As a field botanists in California, I fully admit being uninterested in “weeds” early on. So many cool. endemic plants to seek out. Once enough experience is gained, this viewpoint fortunately changed, as it ought to, into a caution. Invasive plant biology has become a looming problem for many regions: as a Mediterranean climate region, California is predisposed to the acquisition of adventives from other regions.
Working recently to examine the history of non-native plant introductions into California, I downloaded >140,000 CCH database records and have begun to examine the data for pattern. The graph above is the pattern of acquisitions: based on the first specimen record for 1506 taxa.
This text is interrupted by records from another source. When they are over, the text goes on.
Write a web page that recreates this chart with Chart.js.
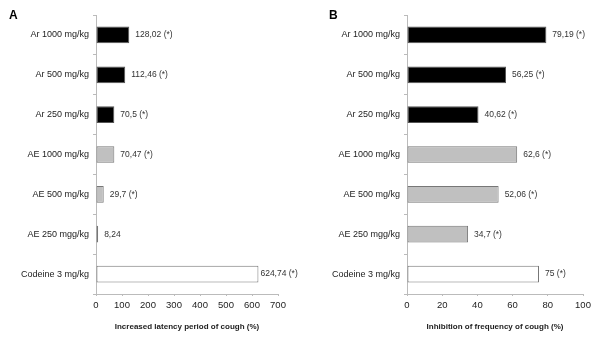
<!DOCTYPE html>
<html>
<head>
<meta charset="utf-8">
<script src="https://cdn.jsdelivr.net/npm/chart.js@4/dist/chart.umd.min.js"></script>
<style>
  html, body { margin: 0; padding: 0; background: #fff; }
  #wrap { position: relative; width: 600px; height: 338px; overflow: hidden; }
  .panel { position: absolute; top: 0; width: 300px; height: 338px; }
  .letter { position: absolute; font-family: "Liberation Sans", Arial, sans-serif; font-weight: bold; font-size: 12px; color: #000; }
</style>
</head>
<body>
<div id="wrap">
  <div class="panel" style="left:0"><canvas id="cA" width="300" height="338"></canvas></div>
  <div class="panel" style="left:300px"><canvas id="cB" width="300" height="338"></canvas></div>
  <div class="letter" style="left:9px; top:8px;">A</div>
  <div class="letter" style="left:329px; top:8px;">B</div>
</div>
<script>
const categories = ["Ar 1000 mg/kg", "Ar 500 mg/kg", "Ar 250 mg/kg", "AE 1000 mg/kg", "AE 500 mg/kg", "AE 250 mgg/kg", "Codeine 3 mg/kg"];
const latencyValues = [128.02, 112.46, 70.5, 70.47, 29.7, 8.24, 624.74];
const latencyLabels = ["128,02 (*)", "112,46 (*)", "70,5 (*)", "70,47 (*)", "29,7 (*)", "8,24", "624,74 (*)"];
const inhibitionValues = [79.19, 56.25, 40.62, 62.6, 52.06, 34.7, 75];
const inhibitionLabels = ["79,19 (*)", "56,25 (*)", "40,62 (*)", "62,6 (*)", "52,06 (*)", "34,7 (*)", "75 (*)"];
const groupFill = ["#000000", "#000000", "#000000", "#c0c0c0", "#c0c0c0", "#c0c0c0", "#ffffff"];
const groupBorder = ["#555555", "#555555", "#555555", "#777777", "#777777", "#777777", "#777777"];

const FONT = '"Liberation Sans", Arial, sans-serif';

function makeChart(id, values, labels, xMax, xStep, xTitle, yWidth, padRight) {
  const valueLabelPlugin = {
    id: 'valueLabels',
    afterDatasetsDraw(chart) {
      const ctx = chart.ctx;
      const meta = chart.getDatasetMeta(0);
      ctx.save();
      ctx.font = '8.5px ' + FONT;
      ctx.fillStyle = '#333';
      ctx.textAlign = 'left';
      ctx.textBaseline = 'middle';
      meta.data.forEach((bar, i) => {
        const gap = i === 6 && xMax === 700 ? 2 : 6;
        ctx.fillText(labels[i], bar.x + gap, bar.y);
      });
      ctx.restore();
    }
  };
  return new Chart(document.getElementById(id), {
    type: 'bar',
    data: {
      labels: categories,
      datasets: [{
        data: values,
        backgroundColor: groupFill,
        borderColor: groupBorder,
        borderWidth: 1,
        borderSkipped: false,
        barPercentage: 0.42,
        categoryPercentage: 1.0
      }]
    },
    options: {
      indexAxis: 'y',
      responsive: false,
      animation: false,
      events: [],
      layout: { padding: { top: 15, right: padRight, bottom: 6, left: 0 } },
      plugins: { legend: { display: false }, tooltip: { enabled: false } },
      scales: {
        y: {
          afterFit(scale) { scale.width = yWidth; },
          offset: true,
          grid: { offset: true, drawOnChartArea: false, drawTicks: true, tickLength: 3, color: '#bbbbbb' },
          border: { color: '#bbbbbb', width: 1 },
          ticks: { font: { family: FONT, size: 9 }, color: '#222', padding: 4 }
        },
        x: {
          min: 0, max: xMax,
          afterFit(scale) { scale.height = 38; },
          grid: { drawOnChartArea: false, drawTicks: true, tickLength: 2, color: '#bbbbbb' },
          border: { color: '#bbbbbb', width: 1 },
          ticks: { stepSize: xStep, font: { family: FONT, size: 9.5 }, color: '#222', padding: 4 },
          title: { display: true, text: xTitle, font: { family: FONT, size: 8, weight: 'bold' }, color: '#222', padding: { top: 5, bottom: 0 } }
        }
      }
    },
    plugins: [valueLabelPlugin]
  });
}

makeChart('cA', latencyValues, latencyLabels, 700, 100, 'Increased latency period of cough (%)', 96, 22);
makeChart('cB', inhibitionValues, inhibitionLabels, 100, 20, 'Inhibition of frequency of cough (%)', 107, 17);
</script>
</body>
</html>
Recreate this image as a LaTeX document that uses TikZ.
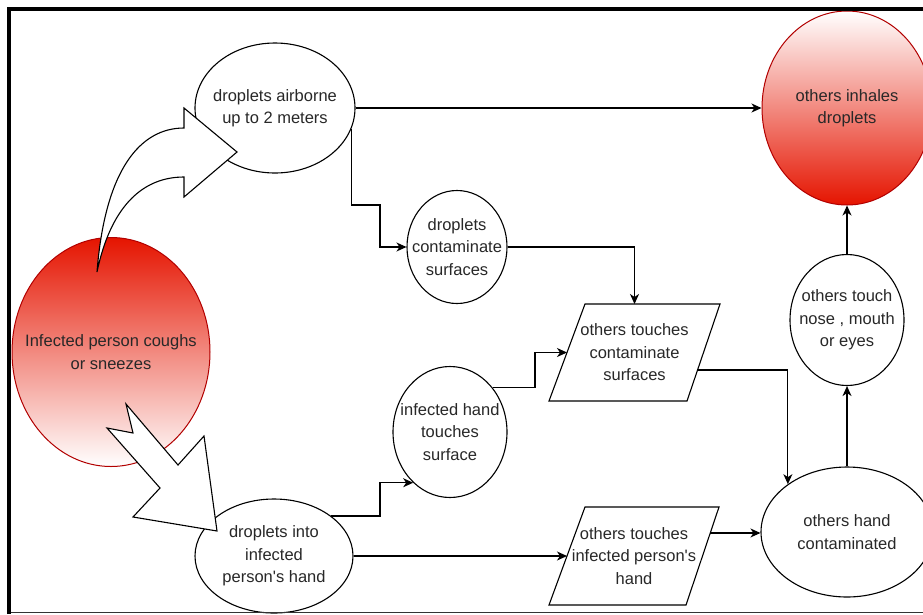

The most and perhaps most important first observation I offer is this: the pace of introduction is, for all purposes, linear over time. Contrary to the important 1993 review (post Jepson Manual Ed. 1) review of Rejmanek (Madrono 41:161-177. 1994) the pace seems not to be neither logistic, nor slowing down. Hope for a solution would offer that some point we would reach a saturation in exotic species richness: the bad problem is no longer getting worse. The graph above suggests that point is not yet in view. Trends such as this require more research least we find, that at some point, homogenization of our flora becomes too massive a problem to avoid. If landscape-scale species richness is a zero-sum game, then we have little time to ramp up our surveillance, study and control of invasives in CA. We best hurry up from the shape of this graph. The overall pace 1880-2010 is about 10 plants per yr (10.3 exactly).